Нужно покончить с предрассудком относительно письменных текстов и письменной поэзии. Письменная поэзия годится на один раз, а затем ее следует уничтожить. Пусть мертвые поэты уступят место другим. Во всяком случае, нам следует понять, что именно наше преклонение перед тем, что уже сделано, – каким бы прекрасным и реальным оно ни было, – наводит на нас оцепенение, заставляет нас замереть и мешает нам войти в соприкосновение с силой, пребывающей внизу, с силой, называемой мыслящей энергией, жизненной силой, предопределенностью перемен, менструациями луны или чем угодно. За поэзией текстов стоит просто поэзия, без формы и без текста. И подобно тому, как истощается эффективность масок, применяющихся в магических операциях некоторых племен, – после чего эти маски годятся лишь на то, чтобы сдать их в музеи, – точно так же истощается и поэтическая действенность текста, поэзия же и действенность театра относится к числу тех, что истощаются наименее быстро, поскольку она допускает действие того, что выражается в жесте и произношении, – того, что никогда не воспроизводится дважды.

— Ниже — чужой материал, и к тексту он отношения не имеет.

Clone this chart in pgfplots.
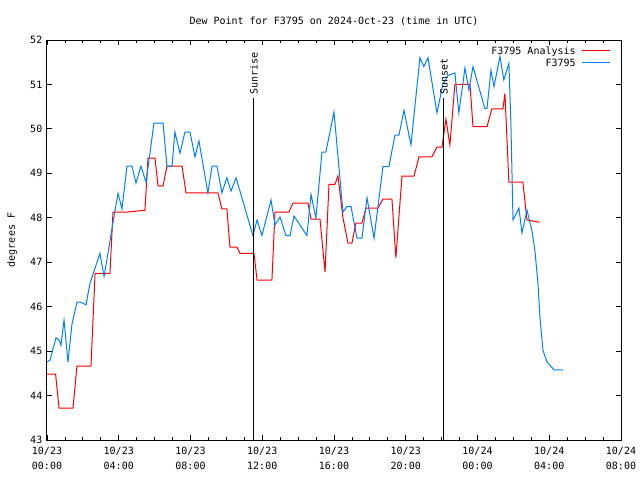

Речь идет о том, чтобы понять, чего же мы хотим. Если мы все готовы к войне, к чуме, голоду и массовой резне, нам не нужно даже говорить об этом, достаточно, если мы просто будем продолжать. Продолжать вести себя как снобы, толпиться перед тем или другим певцом, тем или другим восхитительным зрелищем, которое не выходит за пределы сферы искусства (а русские балеты даже в моменты высшего своего великолепия никогда не выходили за пределы сферы искусства), перед той или другой выставкой станковой живописи, где то здесь, то там вспыхивают весьма впечатляющие формы, которые, однако же, взяты наобум, без достоверного осознания тех сил, которые они могут привести в движение.